Tyler Run Creek floods during a storm (Photo By Ben Weyman)

By Ben Weyman

On Aug. 31, 2021, York College students received an emergency email from the school outlining the plan for Tropical Depression Ida’s heavy rainfall. The alert was sent just after noon on Tuesday, and by Wednesday morning the Tyler Run Creek had flooded and canceled in-person classes for the day. The alert had ensured that no person or property was significantly damaged, but could the flooding have been avoided entirely?

The Tyler Run Creek is a major landmark on the campus of York College of Pennsylvania. Pictures of the creek adorn the school’s website, and students drive through the creek to get to their classes. Prospective students are shown the creek in all its glory during their tours.

Before York College occupied its current campus, the land was a golf course, with the creek being a water hazard. The school opted to keep the creek and used it as a dividing line between parts of the main campus.

The creek offers academic value, as the science departments study it and the life it inhabits. Geology classes will ask students to collect rocks from the banks to study erosion. The creek, whether students directly interact with it or see it from afar, is a major part of student life on campus.

When the weather turns dour, however, the creek becomes a major hazard for the campus and students alike.

When the dust settled, Ida had dumped roughly 6.5 inches of rain on central Pennsylvania. While that figure seems small, the reality is that it was a catastrophic amount. Around Pennsylvania, hundreds of people lost their homes or were displaced. On the YCP campus, 6.5 inches was enough to flood an entire parking lot and even enter a building.

This is not the first time the creek has flooded in 2021– last spring, heavy rainfall caused the creek to escape its banks and flood the Beard Hall parking lot. Even back in the 1980s and ‘90s the creek would routinely flood.

On average, the creek floods three times every academic year to varying degrees of severity. These floods, before the rise of Zoom calls, fully cancelled classes and on-campus events.

If the creek is such a major hazard, why has the school chosen not to change it? Altering a creek is not easy, according to YCP president Dr. Pamela Gunter-Smith.

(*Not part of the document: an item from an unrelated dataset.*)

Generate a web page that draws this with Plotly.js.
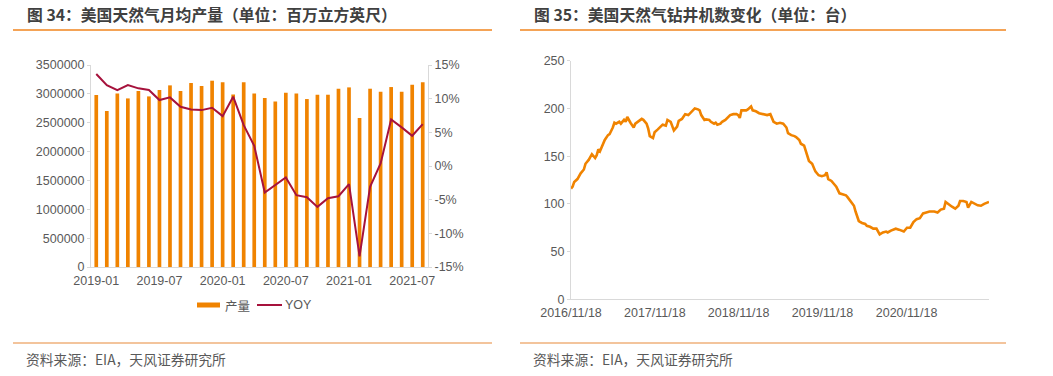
<!DOCTYPE html>
<html>
<head>
<meta charset="utf-8">
<script src="https://cdn.plot.ly/plotly-3.0.1.min.js"></script>
<style>html,body{margin:0;padding:0;background:#fff;}#chart{width:1053px;height:376px;}</style>
</head>
<body>
<div id="chart"></div>
<script>
// ---- Chart 34: monthly US natural gas production ----
const months = ['2019-01','2019-02','2019-03','2019-04','2019-05','2019-06','2019-07','2019-08','2019-09','2019-10','2019-11','2019-12',
  '2020-01','2020-02','2020-03','2020-04','2020-05','2020-06','2020-07','2020-08','2020-09','2020-10','2020-11','2020-12',
  '2021-01','2021-02','2021-03','2021-04','2021-05','2021-06','2021-07','2021-08'];
const production = [2979000,2702000,3008000,2921000,3049000,2956000,3066000,3147000,3049000,3188000,3136000,3228000,
  3199000,2991000,3199000,3008000,2927000,2869000,3020000,3008000,2910000,2985000,2985000,3089000,
  3112000,2580000,3089000,3037000,3118000,3037000,3159000,3199000];
const yoy = [13.66,12.02,11.28,12.02,11.53,11.28,9.79,10.19,8.80,8.40,8.30,8.65,
  7.41,10.29,6.07,3.0,-3.94,-2.85,-1.71,-4.34,-4.64,-6.07,-4.78,-4.49,
  -2.70,-13.41,-3.10,0.37,6.92,5.73,4.49,6.22];
const monthTicks = ['2019-01','2019-07','2020-01','2020-07','2021-01','2021-07'];
const yoyTickVals = [-15,-10,-5,0,5,10,15];
const yoyTickText = ['-15%','-10%','-5%','0%','5%','10%','15%'];

// ---- Chart 35: US natural gas rig count ----
const rigDates = ['2016-11-18','2016-11-25','2016-12-02','2016-12-16','2016-12-30','2017-01-13','2017-01-20','2017-02-03','2017-02-17','2017-03-03',
  '2017-03-10','2017-03-17','2017-03-24','2017-04-07','2017-04-14','2017-04-28','2017-05-05','2017-05-19','2017-05-26','2017-06-02',
  '2017-06-16','2017-06-23','2017-07-07','2017-07-14','2017-07-21','2017-08-04','2017-08-18','2017-08-25','2017-09-08','2017-09-22',
  '2017-09-29','2017-10-13','2017-10-20','2017-10-27','2017-11-10','2017-11-17','2017-12-01','2017-12-08','2017-12-22','2018-01-05',
  '2018-01-12','2018-01-26','2018-02-02','2018-02-09','2018-02-23','2018-03-02','2018-03-16','2018-03-30','2018-04-13','2018-04-27',
  '2018-05-11','2018-05-25','2018-06-01','2018-06-08','2018-06-22','2018-06-29','2018-07-13','2018-07-20','2018-08-03','2018-08-10',
  '2018-08-17','2018-08-31','2018-09-07','2018-09-21','2018-10-05','2018-10-12','2018-10-26','2018-11-09','2018-11-16','2018-11-23',
  '2018-11-30','2018-12-21','2018-12-28','2019-01-11','2019-01-18','2019-02-01','2019-02-15','2019-03-08','2019-03-22','2019-04-05',
  '2019-04-12','2019-04-19','2019-05-03','2019-05-17','2019-05-31','2019-06-14','2019-06-21','2019-07-05','2019-07-19','2019-07-26',
  '2019-08-09','2019-08-16','2019-08-30','2019-09-13','2019-09-20','2019-10-04','2019-10-18','2019-11-01','2019-11-15','2019-11-29',
  '2019-12-06','2019-12-13','2019-12-27','2020-01-10','2020-01-17','2020-01-31','2020-02-14','2020-02-28','2020-03-06','2020-03-20',
  '2020-04-03','2020-04-10','2020-04-24','2020-05-08','2020-05-22','2020-05-29','2020-06-12','2020-06-26','2020-07-10','2020-07-24',
  '2020-08-07','2020-08-21','2020-08-28','2020-09-11','2020-10-02','2020-10-16','2020-10-30','2020-11-06','2020-11-20','2020-12-04',
  '2020-12-18','2021-01-01','2021-01-15','2021-01-29','2021-02-12','2021-02-26','2021-03-19','2021-04-02','2021-04-16','2021-04-30',
  '2021-05-07','2021-05-21','2021-06-04','2021-06-18','2021-07-02','2021-07-09','2021-07-23','2021-08-06','2021-08-13','2021-08-27',
  '2021-09-10','2021-09-24','2021-10-08','2021-10-22','2021-11-12'];
const rigCount = [116,118,123,126,132,136,142,146,152,148,
  151,157,155,163,167,172,173,180,185,184,
  186,184,188,186,191,185,180,184,187,189,
  188,184,179,171,169,175,178,180,183,182,
  188,186,182,177,181,187,189,194,193,197,
  200,199,198,193,188,188.5,188,186,184,185,
  183,184,186,188,191,193,194,194,193,190,
  198,198,199,202,198,197,195,194,193,194,
  189,186,184,185,184,180,174,172,171,170,
  167,163,161,151,145,142,134,130,129,130,
  133,126,124,120,118,111,110,109,107,102,
  98,92,82,80,79,77,76,74,74,68,
  70,71,70,72,74,73,72,71,75,75,
  81,84,85,90,91,92,92,91,94,95,
  102,99,97,95,98,103,103,102,96,102,
  100,98.5,98,100,102];
const rigTickVals = ['2016-11-18','2017-11-18','2018-11-18','2019-11-18','2020-11-18'];
const rigTickText = ['2016/11/18','2017/11/18','2018/11/18','2019/11/18','2020/11/18'];

// ---- helpers for page-pixel placement ----
const W = 1053, H = 376;
const px = x => x / W;
const py = y => 1 - y / H;

const ORANGE = '#F08300';
const RED = '#A6123C';
const AXIS = '#D9D9D9';
const TXT = '#595959';
const LATIN = 'Liberation Sans, Arial, sans-serif';
const CJK = 'Noto Sans CJK SC, sans-serif';
const tickFont = {family: LATIN, size: 12.5, color: TXT};

const traces = [
  {type: 'bar', x: months, y: production, xaxis: 'x', yaxis: 'y', marker: {color: ORANGE}, name: '产量', showlegend: false},
  {type: 'scatter', mode: 'lines', x: months, y: yoy, xaxis: 'x', yaxis: 'y2', line: {color: RED, width: 2}, name: 'YOY', showlegend: false},
  {type: 'scatter', mode: 'lines', x: rigDates, y: rigCount, xaxis: 'x2', yaxis: 'y3', line: {color: ORANGE, width: 2.6}, showlegend: false}
];

const hline = (x0, x1, y, color, w) => ({type: 'line', xref: 'paper', yref: 'paper', x0: px(x0), x1: px(x1), y0: py(y), y1: py(y), line: {color: color, width: w}});

const layout = {
  width: W, height: H,
  margin: {l: 0, r: 0, t: 0, b: 0},
  paper_bgcolor: '#fff', plot_bgcolor: '#fff',
  showlegend: false,
  bargap: 0.65,
  xaxis: {domain: [px(91), px(428)], anchor: 'y', type: 'category', range: [-0.5, 31.5],
    tickvals: monthTicks, ticktext: monthTicks, showline: true, linecolor: AXIS, linewidth: 1,
    ticks: '', showgrid: false, zeroline: false, tickfont: tickFont, ticklabelstandoff: 2},
  yaxis: {domain: [py(267), py(65)], anchor: 'x', range: [0, 3500000], dtick: 500000, tickformat: 'd',
    showline: true, linecolor: AXIS, ticks: 'outside', ticklen: 3, tickcolor: AXIS,
    showgrid: false, zeroline: false, tickfont: tickFont},
  yaxis2: {overlaying: 'y', side: 'right', anchor: 'x', range: [-15, 15], tickvals: yoyTickVals, ticktext: yoyTickText,
    showline: true, linecolor: AXIS, ticks: 'outside', ticklen: 3, tickcolor: AXIS,
    showgrid: false, zeroline: false, tickfont: tickFont},
  xaxis2: {domain: [px(571), px(989)], anchor: 'y3', type: 'date', range: ['2016-11-18', '2021-11-12'],
    tickvals: rigTickVals, ticktext: rigTickText, showline: true, linecolor: AXIS, ticks: '',
    showgrid: false, zeroline: false, tickfont: tickFont, ticklabelstandoff: 2},
  yaxis3: {domain: [py(299.3), py(60.7)], anchor: 'x2', range: [0, 250], dtick: 50,
    showline: true, linecolor: AXIS, ticks: 'outside', ticklen: 3, tickcolor: AXIS,
    showgrid: false, zeroline: false, tickfont: tickFont},
  shapes: [
    hline(13, 492, 30, '#F0841E', 1.5),
    hline(520, 1006, 30, '#F0841E', 1.5),
    hline(13, 492, 343, '#E8893A', 1.2),
    hline(520, 1006, 343, '#E8893A', 1.2),
    // manual legend
    {type: 'rect', xref: 'paper', yref: 'paper', x0: px(197), x1: px(220), y0: py(307.5), y1: py(302.5), fillcolor: ORANGE, line: {width: 0}},
    hline(257, 282, 305, RED, 2)
  ],
  annotations: [
    {xref: 'paper', yref: 'paper', x: px(25), y: py(15), xanchor: 'left', yanchor: 'middle', showarrow: false,
      text: '<b>图 34：美国天然气月均产量（单位：百万立方英尺）</b>', font: {family: CJK, size: 15.8, color: '#404040'}},
    {xref: 'paper', yref: 'paper', x: px(532), y: py(15), xanchor: 'left', yanchor: 'middle', showarrow: false,
      text: '<b>图 35：美国天然气钻井机数变化（单位：台）</b>', font: {family: CJK, size: 15.8, color: '#404040'}},
    {xref: 'paper', yref: 'paper', x: px(24), y: py(359), xanchor: 'left', yanchor: 'middle', showarrow: false,
      text: '资料来源：EIA，天风证券研究所', font: {family: CJK, size: 13.8, color: TXT}},
    {xref: 'paper', yref: 'paper', x: px(531), y: py(359), xanchor: 'left', yanchor: 'middle', showarrow: false,
      text: '资料来源：EIA，天风证券研究所', font: {family: CJK, size: 13.8, color: TXT}},
    {xref: 'paper', yref: 'paper', x: px(223), y: py(305), xanchor: 'left', yanchor: 'middle', showarrow: false,
      text: '产量', font: {family: CJK, size: 12.5, color: TXT}},
    {xref: 'paper', yref: 'paper', x: px(283), y: py(305), xanchor: 'left', yanchor: 'middle', showarrow: false,
      text: 'YOY', font: {family: LATIN, size: 12.5, color: TXT}}
  ]
};

Plotly.newPlot('chart', traces, layout, {displayModeBar: false, staticPlot: true});
</script>
</body>
</html>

“The stream is doing what streams do … the banks are eroding, the creek is making its own pathway through,” says Gunter-Smith. “We have some long- range plans that would divert the path of the stream,” she adds, but there’s no start date for construction at this point.

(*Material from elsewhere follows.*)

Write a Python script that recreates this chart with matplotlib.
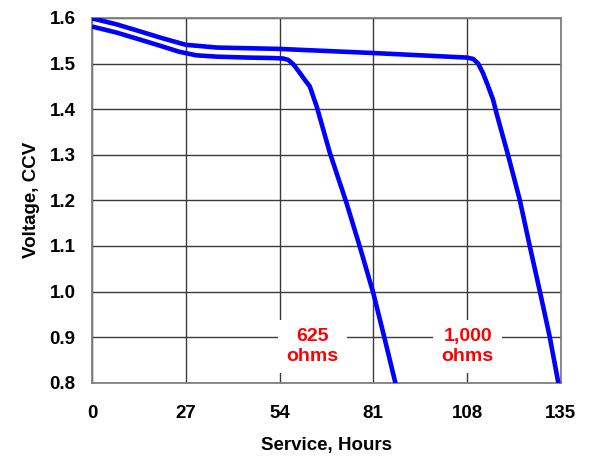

The Tyler Run Creek separates the back end of main campus (freshman residence halls, chapel, and the softball field) from the rest of main campus. There are two access points to cross the creek: a vehicle-only ramp that goes through the creek itself and a footbridge a few hundred feet upstream. When the creek floods, both of these access points are inaccessible, isolating a large part of campus.

“We have looked at putting a bridge over it, but it would be very difficult because it’s a small space,” Gunter-Smith says. “It’s not feasible.”

Tyler Run Creek during fair weather. (Photo by Ben Weyman)

“It’s not feasible” is a perfect way to address most proposals to improve the creek. Adding walls to the banks to increase the maximum height of the banks? Putting a larger bridge over the creek? Raising the height of the entire campus? None of these options, for one reason or another, are feasible.

So what can the school do?

For starters, Gunter-Smith says that the school could do a better job of informing students.

“We’re trying to do a better job of informing students if there is a chance of flooding,” she says. Now, students receive three alerts from the school” email, text and a notice on the school homepage. She did not propose any other mediums of notification, but push notifications through various YCP smartphone apps could become an option in the future.

Ida’s rainfall will likely not be the last time the creek floods this year,or even this semester. Improvements to the creek are fairly far down on the school’s list of priorities so, for now, check your email and your texts when it rains – the best way to fix the creek is to let it run its course.

Ben Weyman is a junior at York College of Pennsylvania majoring in Mass Communication.